Functionally Essential and Structurally Diverse: Insights into the zebrafish Left-Right Organizer's Cilia via Optogenetic IFT88 Perturbation and Volume Electron Microscopy.

In the zebrafish left-right organizer (LRO), the Kupffer's Vesicle (KV), cilia extend from all cells into the fluid-filled lumen, but their structural diversity and contribution to morphogenesis remain incompletely defined. We hypothesized that cilia are required for KV development and may exist in distinct structural subtypes. Using a newly engineered transgenic line ( ), we optogenetically disrupted the intraflagellar transport protein IFT88 in KV progenitors via blue light-induced clustering of CIB1-RFP-IFT88. This perturbation impaired ciliogenesis and disrupted lumen formation, supporting a critical role for cilia in KV morphogenesis.
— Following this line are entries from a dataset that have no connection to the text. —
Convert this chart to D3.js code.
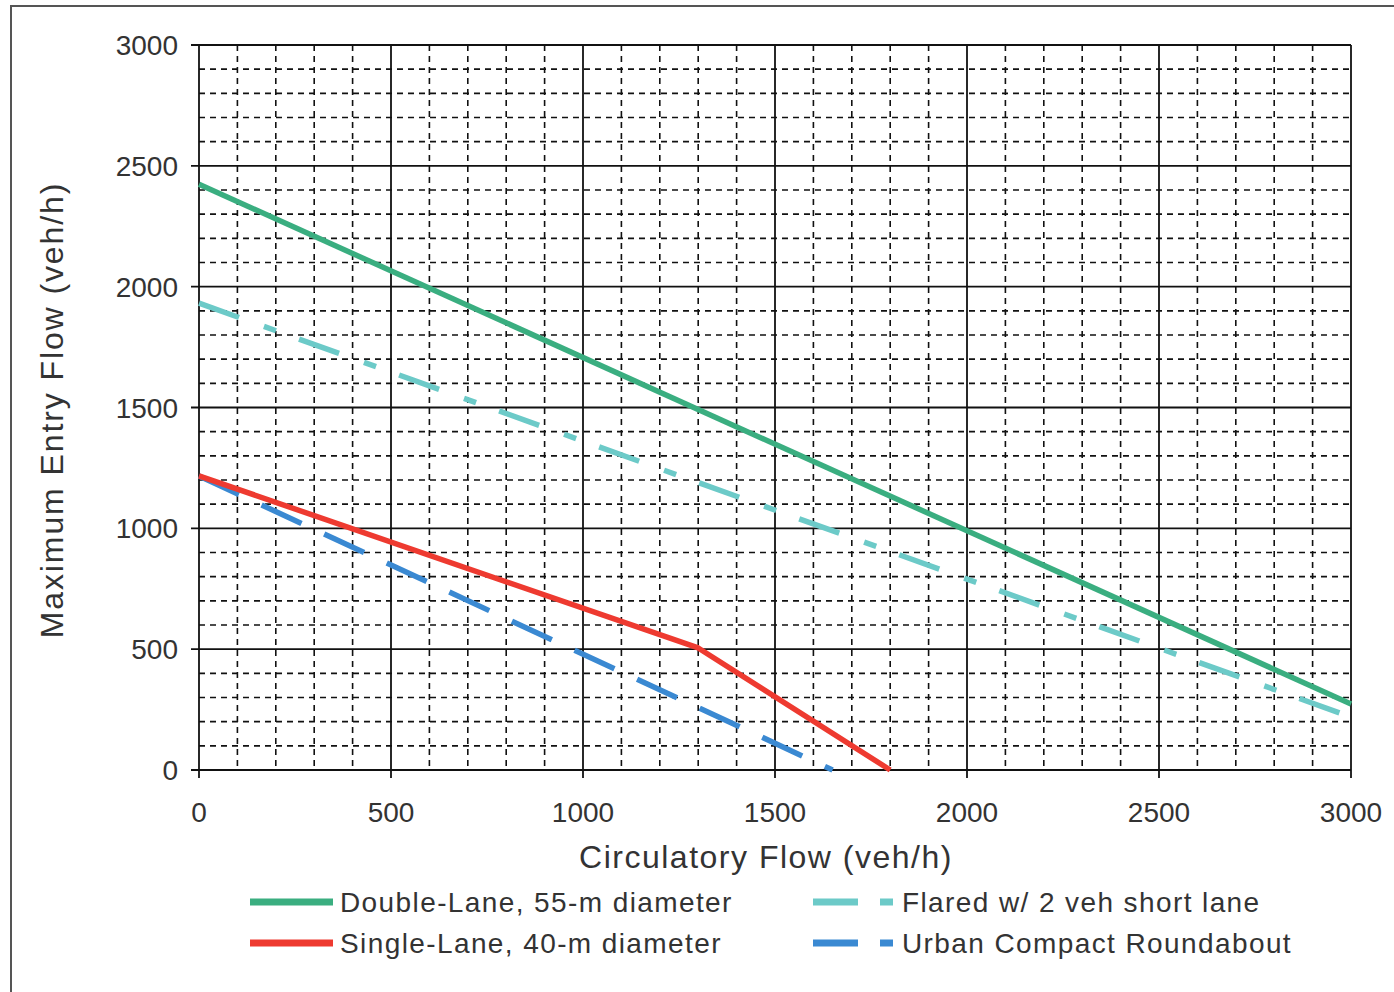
<!DOCTYPE html>
<html lang="en">
<head>
<meta charset="utf-8">
<script src="https://d3js.org/d3.v7.min.js"></script>
<style>
  body { margin: 0; background: #fff; }
  svg text { font-family: "Liberation Sans", Arial, sans-serif; fill: #333; }
</style>
</head>
<body>
<script>
// chart values
var xTicks = [0, 500, 1000, 1500, 2000, 2500, 3000];
var yTicks = [0, 500, 1000, 1500, 2000, 2500, 3000];
var doubleLane = [[0, 2424], [3000, 273]];
var flared = [[0, 1932], [3000, 219]];
var singleLane = [[0, 1217], [1200, 560], [1300, 505], [1800, 0]];
var urbanCompact = [[0, 1217], [1650, 0]];
var seriesNames = ["Double-Lane, 55-m diameter", "Single-Lane, 40-m diameter",
                   "Flared w/ 2 veh short lane", "Urban Compact Roundabout"];

var W = 1394, H = 992;
var pLeft = 199, pRight = 1351, pTop = 45, pBottom = 770;

var svg = d3.select("body").append("svg")
    .attr("width", W).attr("height", H);

// outer frame
svg.append("rect")
    .attr("x", 11).attr("y", 6).attr("width", 1400).attr("height", 1000)
    .attr("fill", "none").attr("stroke", "#555").attr("stroke-width", 2);

var x = d3.scaleLinear().domain([0, 3000]).range([pLeft, pRight]);
var y = d3.scaleLinear().domain([0, 3000]).range([pBottom, pTop]);

// minor grid (every 100)
var minor = d3.range(100, 3000, 100).filter(function(v){ return v % 500 !== 0; });
var grid = svg.append("g");
grid.selectAll(".mx").data(minor).enter().append("line")
    .attr("x1", function(d){ return x(d); }).attr("x2", function(d){ return x(d); })
    .attr("y1", pTop).attr("y2", pBottom)
    .attr("stroke", "#111").attr("stroke-width", 1.6).attr("stroke-dasharray", "6,5");
grid.selectAll(".my").data(minor).enter().append("line")
    .attr("y1", function(d){ return y(d); }).attr("y2", function(d){ return y(d); })
    .attr("x1", pLeft).attr("x2", pRight)
    .attr("stroke", "#111").attr("stroke-width", 1.6).attr("stroke-dasharray", "6,5");

// major grid
grid.selectAll(".Mx").data(xTicks).enter().append("line")
    .attr("x1", function(d){ return x(d); }).attr("x2", function(d){ return x(d); })
    .attr("y1", pTop).attr("y2", pBottom + 8)
    .attr("stroke", "#111").attr("stroke-width", 1.8);
grid.selectAll(".My").data(yTicks).enter().append("line")
    .attr("y1", function(d){ return y(d); }).attr("y2", function(d){ return y(d); })
    .attr("x1", pLeft - 8).attr("x2", pRight)
    .attr("stroke", "#111").attr("stroke-width", 1.8);

// tick labels
svg.selectAll(".xl").data(xTicks).enter().append("text")
    .attr("x", function(d){ return x(d); }).attr("y", 822)
    .attr("text-anchor", "middle").style("font-size", "28px")
    .text(function(d){ return d; });
svg.selectAll(".yl").data(yTicks).enter().append("text")
    .attr("x", 178).attr("y", function(d){ return y(d) + 10; })
    .attr("text-anchor", "end").style("font-size", "28px")
    .text(function(d){ return d; });

// axis titles
svg.append("text")
    .attr("x", 766).attr("y", 868)
    .attr("text-anchor", "middle").style("font-size", "32px")
    .style("letter-spacing", "1.5px")
    .text("Circulatory Flow (veh/h)");
svg.append("text")
    .attr("transform", "translate(63,410) rotate(-90)")
    .attr("text-anchor", "middle").style("font-size", "32px")
    .style("letter-spacing", "1.9px")
    .text("Maximum Entry Flow (veh/h)");

var line = d3.line()
    .x(function(d){ return x(d[0]); })
    .y(function(d){ return y(d[1]); });

var plot = svg.append("g");
plot.append("path").datum(urbanCompact)
    .attr("d", line).attr("fill", "none")
    .attr("stroke", "#3a89d2").attr("stroke-width", 5.5)
    .attr("stroke-dasharray", "44,25");
plot.append("path").datum(flared)
    .attr("d", line).attr("fill", "none")
    .attr("stroke", "#6ccac8").attr("stroke-width", 5.5)
    .attr("stroke-dasharray", "42.5,26.5,12.8,24.5");
plot.append("path").datum(singleLane)
    .attr("d", line).attr("fill", "none")
    .attr("stroke", "#ee3a30").attr("stroke-width", 5.5)
    .attr("stroke-linejoin", "round");
plot.append("path").datum(doubleLane)
    .attr("d", line).attr("fill", "none")
    .attr("stroke", "#3aae80").attr("stroke-width", 5.5);

// legend
var legend = [
  {name: seriesNames[0], color: "#3aae80", dash: null, lx: 250, tx: 340, ty: 902},
  {name: seriesNames[1], color: "#ee3a30", dash: null, lx: 250, tx: 340, ty: 943},
  {name: seriesNames[2], color: "#6ccac8", dash: "45,22,13,100", lx: 813, tx: 902, ty: 902},
  {name: seriesNames[3], color: "#3a89d2", dash: "45,22,13,100", lx: 813, tx: 902, ty: 943}
];
var lg = svg.append("g").selectAll("g").data(legend).enter().append("g");
lg.append("line")
    .attr("x1", function(d){ return d.lx; })
    .attr("x2", function(d){ return d.dash ? d.lx + 80 : d.lx + 83; })
    .attr("y1", function(d){ return d.ty; }).attr("y2", function(d){ return d.ty; })
    .attr("stroke", function(d){ return d.color; }).attr("stroke-width", 7)
    .attr("stroke-dasharray", function(d){ return d.dash; });
lg.append("text")
    .attr("x", function(d){ return d.tx; }).attr("y", function(d){ return d.ty + 10; })
    .style("font-size", "28px")
    .style("letter-spacing", "1.4px")
    .text(function(d){ return d.name; });
</script>
</body>
</html>
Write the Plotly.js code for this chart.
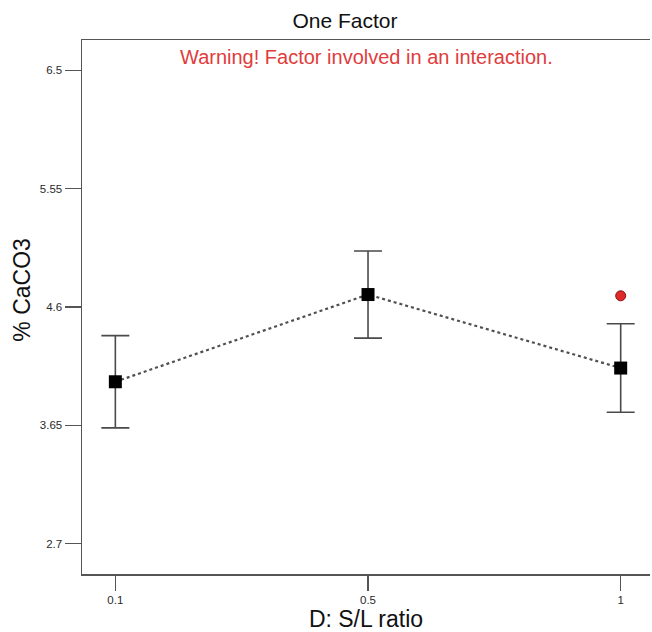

To assess ciliary architecture, we used volume electron microscopy (vEM) to generate a high-resolution 3D ultrastructural map of mature KVs. Only 70.1% of cilia retained both mother and daughter centrioles, suggesting centriole elimination may occur in this tissue. Among centrioles present, 33.9% had distal appendages, 91.8% had subdistal appendages, and only 5.08% exhibited rootlet fibers. Cilia were also associated with membrane-bound vesicles, including spatially biased ciliary-associated vesicles (CaVs) and dense vesicles (CaDVs). These findings demonstrate that KV cilia are structurally diverse and spatially patterned, revealing a previously unappreciated level of complexity in LRO organization and providing new insight into how ciliary specialization may contribute to left-right axis specification.